ああ、誤解しないで下さい。マイ・ペットとマイ・ミールのブログは全部ダメ、と言っているわけではないです。よく、「ブログの大半はゴミ。読みたくないブログばかりだ」という方がいますが、それでいいじゃないですか。全部のブログが、皆に読まれるものを目指す必要はありませんよ。仲間だけが読みたいコンテンツも、立派なコンテンツでしょ。プライベートなブログがたくさんあるほうが、健全な状態だと思います。
WEB2.0って、インターネット初期に
「こんなことができるかも!」と想像していたこと。
—では、ブログに限らず、今のインターネットの状況は、どう思いますか?
webのはじまりの頃から関わっていた人はみんな感じていると思いますが、webの世界は、一回りしたような印象があります。はじめてインターネットに触った時、私は電話回線の「ピーグルグルグル」に、とってもコーフンしました。「お〜、つながったよー、スゲー!」ってね。その後、Flashのような技術やユーザビリティ議論が発展して、しばらくは『Web上での表現』のほうに興味が集まった。でも、最近また、「お〜、つながったよー、スゲー!」がやっぱり面白いんだな、とみんなが思い直しています。それがWeb2.0ですよ。ただ、初期と違うのは、技術がものすごく進化したこと。昔は、「こんなことができるかも!」って思うだけだったことが、今、本当に実現されてきているわけです。
技術は大事。でも、技術そのものはつまらない。
—技術のお話しが出ました。Webデザインは他のメディア以上に、
技術の進歩と切り離せないところがありますが、トムさんは、Web技術をどうお考えですか?

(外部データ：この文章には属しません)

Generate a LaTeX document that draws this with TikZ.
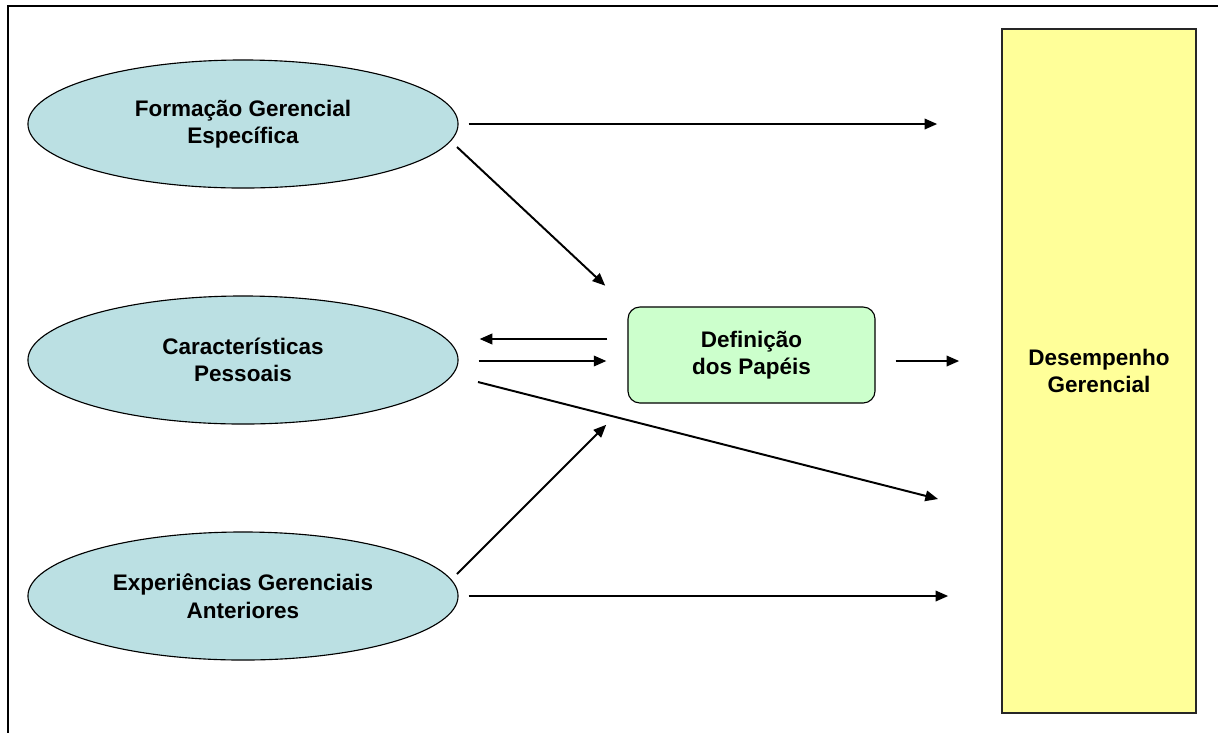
\documentclass[tikz,border=0pt]{standalone}
\usepackage{fontspec}
\setmainfont{Liberation Sans}
\usetikzlibrary{shapes.geometric,arrows.meta,positioning,calc}
\definecolor{elfill}{RGB}{187,224,227}
\definecolor{boxfill}{RGB}{204,255,204}
\definecolor{desfill}{RGB}{255,255,153}

\begin{document}
\begin{tikzpicture}[
    x=0.025cm,y=-0.025cm,
    fator/.style={ellipse,draw=black,line width=0.8pt,fill=elfill,
                  minimum width=10.75cm,minimum height=3.2cm,inner sep=0pt,
                  align=center,font=\fontsize{16}{19.5}\selectfont\bfseries},
    papel/.style={draw=black,line width=0.8pt,fill=boxfill,rounded corners=0.3cm,
                  minimum width=6.175cm,minimum height=2.4cm,align=center,
                  font=\fontsize{16}{19.5}\selectfont\bfseries},
    result/.style={draw=black!85,line width=1.1pt,fill=desfill,
                   minimum width=4.85cm,minimum height=17.1cm,align=center,
                   font=\fontsize{16}{19.5}\selectfont\bfseries},
    arr/.style={-{Triangle[length=9pt,width=7.5pt]},line width=1.4pt,black}
  ]
    \useasboundingbox (0,0) rectangle (1218,733);
    \draw[line width=1.6pt] (1218,6) -- (8,6) -- (8,733);

    \node[fator] (form) at (243,124) {Formação Gerencial\\Específica};
    \node[fator] (carac) at (243,360) {Características\\Pessoais};
    \node[fator] (exper) at (243,596) {Experiências Gerenciais\\Anteriores};
    \node[papel] (defin) at (751.5,355) {Definição\\dos Papéis};
    \node[result] (desemp) at (1099,371) {Desempenho\\Gerencial};

    % pontas soltas das setas diagonais
    \coordinate (formsai) at (457,147);
    \coordinate (caracsai) at (478,382);
    \coordinate (caracfim) at (938,499);
    \coordinate (expersai) at (457,574);

    \draw[arr,shorten <=0.25cm,shorten >=1.6cm] (form.east) -- (form.east -| desemp.west);
    \draw[arr,shorten >=0.76cm] (formsai) -- (defin.north west);
    \draw[arr,shorten <=0.5cm,shorten >=0.525cm]
      ([yshift=0.4cm]defin.west) -- ([yshift=0.4cm]defin.west -| carac.east);
    \draw[arr,shorten <=0.5cm,shorten >=0.525cm]
      ([yshift=-0.15cm]defin.west -| carac.east) -- ([yshift=-0.15cm]defin.west);
    \draw[arr,shorten <=0.5cm,shorten >=1.05cm]
      ([yshift=-0.15cm]defin.east) -- ([yshift=-0.15cm]defin.east -| desemp.west);
    \draw[arr] (caracsai) -- (caracfim);
    \draw[arr,shorten >=0.75cm] (expersai) -- (defin.south west);
    \draw[arr,shorten <=0.25cm,shorten >=1.325cm] (exper.east) -- (exper.east -| desemp.west);
  \end{tikzpicture}
\end{document}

そうですね。技術は、やはり大事です。最新技術をキャッチアップして、先頭を走りたいと私もいつも思っています。ただ、技術そのものはたいしておもしろくない。これは勘違いしないほうがいいですね。技術を駆使すれば面白いものができあがる、というのは完璧な間違いです。さっきも言った通り、本当にみんなが見たいのは、面白いコンテンツ。それを忘れてはいけないと思います。例えば、私が今関わっている「21_21_DESIGN SIGHT」では、『21_21』マークがepsデータでダウンロ—ドできるようになっています。そのマークをいろんな画像に貼り付けて、自由に遊べる。そして、それをアップロードできる場も、フリッカー内に用意しました。自分でコンテンツを作り、みんなでそのコンテンツを楽しめるしくみになっています。これからは、こういう工夫も、技術と一緒にもっと発達させないといけないでしょうね。
例えば、中華料理屋の「ネチョッ」を、
どうやって一瞬でみんなの心をつかめる表現にするか。
—やっと本題に入りますが(笑)、1-click Awardの審査員として、
応募作品に期待することは何でしょうか?
結局、おもしろいのはインターネット・メディアや技術よりも、人だということを忘れないでほしいです。はやりのデザインや技術からじゃなくて、全然別のところにある「人間の面白さ」から表現を探したほうがいい。例えば、おいしい中華料理屋に限って、店中が油でネチョっとしてたりするでしょ。味もそうだけど、あの「ネチョッ」も忘れられなかったりする(笑)。あれがWebで上手に表現できたら、けっこう面白いと思います。ここで言っちゃったから、もう作品のアイデアには使えませんけど(笑)。こんな風に、おもしろいネタは日常に隠れてるものです。あとは、一瞬の勝負ですから、シンプルに核心をつかまなくちゃいけない。けっこう難しいけど、頑張って下さい。
—ありがとうございました。
では、最後に一言、Webデザインを志す人にアドバイスをお願いします。
繰り返しになりますが、しっかり技術を身につけること。ブログを作って、つながりを作ること。それから、日々の生活を楽しんで、モノを見たり聞いたり話したりする中で、人の面白い部分をたくさん発見すること。自分の気持ちいい、気持ち悪いという感覚を深めて、大事にすること。これらのことに気をつけて、人のマネをせず、とにかくたくさんものを作れば、きっと自然にうまくなります。1-click Awardみたいに、「心を動かすコミュニケーション」という面からインタラクティブ作品を審査するコンテストはあまりないですから、自分を試す絶好のチャンスだと思って、チャレンジしてもらえるといいんじゃないでしょうか。